Talking about what the vehicle fleet might look like in a decade or two is fun for futurists but it’s very dangerous ground for investors because of intervening business and technical risks, overwhelming and unavoidable natural resource constraints, the time value of money and the inherent unreliability of forecasts that extend for more than a few years. For my money, today’s sure thing is far more
attractive than a wildly uneconomic technological long shot.
Disclosure: Author is a former director of Axion Power International (AXPW.OB) and owns a substantial long position in its common stock.
UPDATE: I just received an e-mail message advising that the lead author of the PNAS report has posted a free copy on his faculty web page at Carnegie Mellon University.
I just received an e-mail message advising that the lead author on the PNAS paper has posted a free copy on his personal webpage at:
http://www.cmu.edu/me/ddl/jmichalek
On behalf of my readers I’d like to extend a personal note of thanks.
So Toyota’s new Plug in Prius (about a PHEV20) actually looks pretty good in this scenario.
One other advantage of a PHEV with a short all-electric range is that you can get a full charge with level 1 charging overnight, meaning you also save on the expense of wiring your garage for 240V.
I’ve always been careful about negativity on the plug-in Prius because of a 2008 study from Carnegie Mellon that pegged PHEV-7 as an optimal configuration.
http://pubs.acs.org/doi/full/10.1021/es702178s
The reports I’ve seen talk of a $32,000 base price for the plug-in Prius which seems pretty steep when you figure the credit will only be $2,500 because of the low battery content, but if anybody can do plug-in right I have to figure that it’s Toyota.
All things considered, I think I’ll stay firmly on the fence for a while when it comes to the plug-in Prius.
I’ve been wondering about that high base price myself… exactly how much is Toyota paying for the relatively small batter pack?
For clarity, was the PHEV-7 a seven MILE range EV or a 7 KM range EV?

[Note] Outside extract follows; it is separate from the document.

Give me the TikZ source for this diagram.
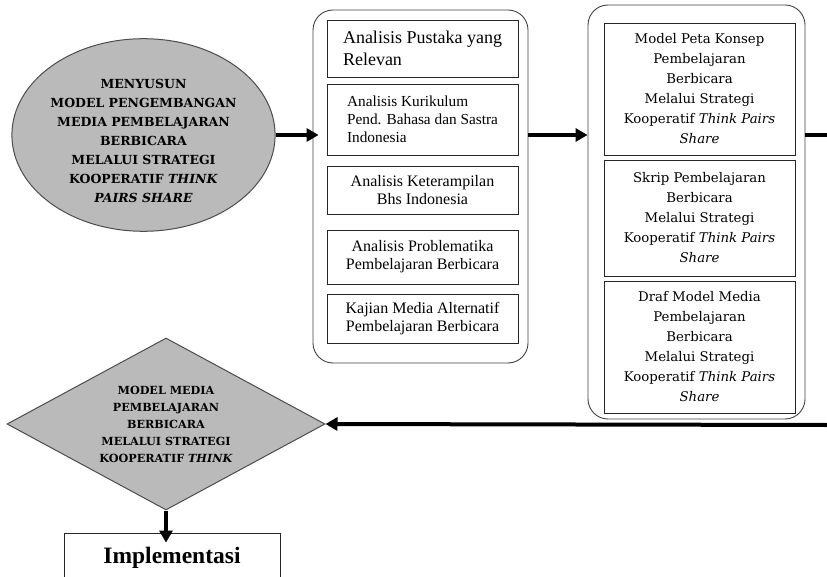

The PHEV-7 was miles, rather than km. I think Toyota’s sizing decision on the plug-in Prius was driven by the EV tax credit, which starts at $2,500 for the first 5 kWh of battery capacity.
I continue to believe the real cost of plug in packs is in the $1,000 per kWh range, I also think a company like Toyota would want enough margin to cover warranty risks. Unfortunately those questions may never be answered because all we’ll ever see is the price of the car.